The amplifier amplifies and seems to have about the right gain, but there is a large DC offset on the output: about 0.24V, which translates to an input offset of about 1.2mV. I checked with a multimeter, and the negative-feedback voltages are indeed about that far apart, while the inputs from the pressure-sensor bridge are less than 40µV apart. The pressure sensor sensitivity is about 80µV/kPa/V, or 264µV/kPa with a 3.3V supply. If I use the pressure sensor with a blood-pressure cuff, I’ll want to go up to about 180mmHg or 24kPa, so the sensor output should be in the range 0–6.3mV. An offset of 1.2mV is huge!

If I remove Rgain from the circuit, the output offset drops to 20.88mV, which is 1.1mV referenced to the input (close to the 1.22mV measured at the negative feedback inputs).  Further removing R2 or R4 does not change the voltage difference between the negative-feedback inputs.  In fact removing all three of Rgain, R2, and R4, so that we have two unity-gain buffers (with 180kΩ and 10kΩ feedback resistors), still leaves the negative feedback points 1.22mV apart.  Each seems to be about 0.6mV from the corresponding positive input.

The problem is that the input offset voltage of the MCP6004 op amps is only guaranteed to be between –4.5mV and +4.5mV:  I’m lucky that the input offset voltage is under 1mV!  Even the INA126P instrumentation amps that we’ve been using have an input voltage offset of up to 250µV (150µV typical). One can obviously get better instrumentation amps, but the selection in through-hole parts is limited, and I’d have to go to an instrumentation amp costing $4.25  (LT1167CN8#PBF) instead of $2.68 to get the input offset voltage down to 20µV.

I’m going to have to rewrite the section of the book on instrumentation amps, to discuss (at least briefly) offset voltages.  I had originally thought that that the signals we were looking at were big enough that the offset voltages didn’t matter. For the INA126P, a 150µV offset would be about 0.6kPa, while the 1.22mV offset I was seeing in my homemade instrumentation amp would be about 4.6kPa.
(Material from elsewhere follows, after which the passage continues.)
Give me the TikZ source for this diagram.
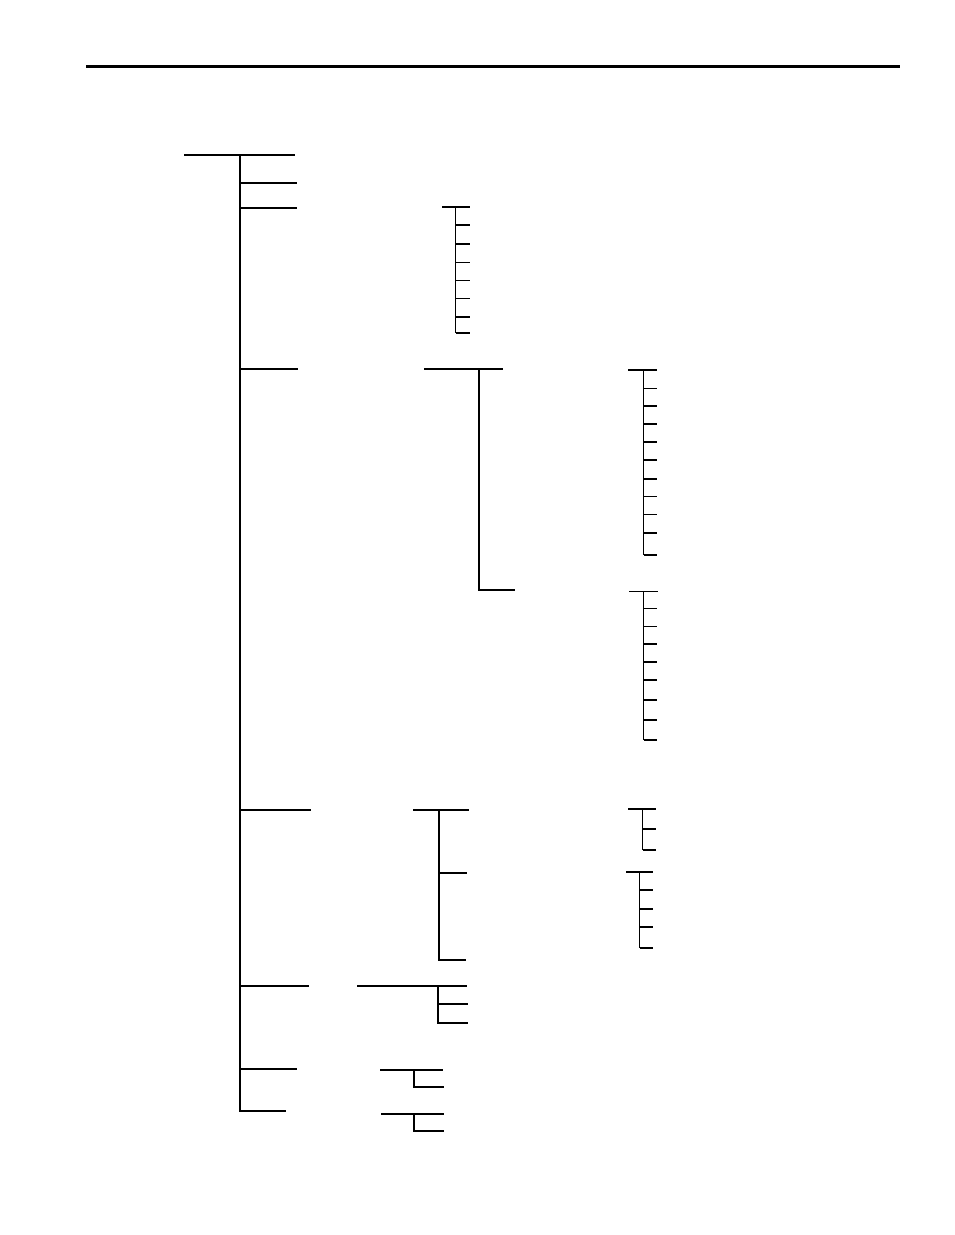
\documentclass[tikz,border=0pt]{standalone}
\begin{document}
\begin{tikzpicture}[x=1pt,y=-1pt,
  thickline/.style={line width=2pt,line cap=rect},
  thinline/.style={line width=1.1pt},
  rule/.style={line width=3pt}]
\useasboundingbox[fill=white] (0,0) rectangle (954,1235);
% header rule
\draw[rule] (86,66) -- (900,66);
% main tree
\coordinate (root) at (185,155);
\draw[thickline] (root) -- (294,155);
\draw[thickline] (240,155) -- (240,1111);
\foreach \y/\x in {182.5/296,207.5/296,369/297,809.5/310,985.5/308,1068.5/296,1111/285}
  \draw[thickline] (240,\y) -- (\x,\y);
% small ladder near top
\draw[thinline] (442,207) -- (470,207);
\draw[thinline] (455.5,207) -- (455.5,333);
\foreach \y in {225,244,262.5,280.5,298.5,317,333}
  \draw[thinline] (455.5,\y) -- (470,\y);
% second-level tree under branch 4
\draw[thickline] (425,369) -- (502,369);
\draw[thickline] (479,369) -- (479,590);
\draw[thickline] (479,590) -- (514,590);
% ladder 1
\draw[thinline] (628,370) -- (657,370);
\draw[thinline] (643.5,370) -- (643.5,555);
\foreach \y in {388.5,406,424,442,460,479,496.5,514.5,533,555}
  \draw[thinline] (643.5,\y) -- (657,\y);
% ladder 2
\draw[thinline] (629,591.5) -- (658,591.5);
\draw[thinline] (643.5,591.5) -- (643.5,740);
\foreach \y in {608.5,626.5,644,662,680,700,720,740}
  \draw[thinline] (643.5,\y) -- (657,\y);
% tree under branch 5
\draw[thickline] (414,809.5) -- (468,809.5);
\draw[thickline] (439,809.5) -- (439,959.5);
\draw[thickline] (439,872.5) -- (466,872.5);
\draw[thickline] (439,959.5) -- (465,959.5);
% ladder 3
\draw[thinline] (628,809) -- (656,809);
\draw[thinline] (642.5,809) -- (642.5,850);
\foreach \y in {829,850}
  \draw[thinline] (642.5,\y) -- (656,\y);
% ladder 4
\draw[thinline] (626,872) -- (653,872);
\draw[thinline] (639.5,872) -- (639.5,948);
\foreach \y in {890,909,927,948}
  \draw[thinline] (639.5,\y) -- (653,\y);
% tree under branch 6
\draw[thickline] (358,985.5) -- (466,985.5);
\draw[thickline] (437.5,985.5) -- (437.5,1022.5);
\draw[thickline] (437.5,1004) -- (467,1004);
\draw[thickline] (437.5,1022.5) -- (467,1022.5);
% small trees under branches 7,8
\draw[thickline] (381,1069.5) -- (442,1069.5);
\draw[thickline] (414,1069.5) -- (414,1086.5);
\draw[thickline] (414,1086.5) -- (443,1086.5);
\draw[thickline] (382,1113.5) -- (443,1113.5);
\draw[thickline] (414,1113.5) -- (414,1131);
\draw[thickline] (414,1131) -- (443,1131);
\end{tikzpicture}
\end{document}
I wonder also whether I can make an EKG circuit using this 2-op-amp instrumentation amp circuit.  The EKG already has to deal with potentially large input voltage offsets due to differing electrode-skin contacts.  In fact those offsets may be over100mV, far larger than the 1.2mV from the amplifier.  I’ll have to add another stage of amplification (after a high-pass filter), but that shouldn’t be a problem. I looked at this problem a year ago in 2-op-amp instrumentation amp and Common-mode noise in EKG, and concluded then that common-mode noise would be too large, but I’m tempted to try again, using the design here with gain 19 and a second stage with a gain of around 80 (for a combined gain around 1520), as last year I rejected the idea before actually building the circuit.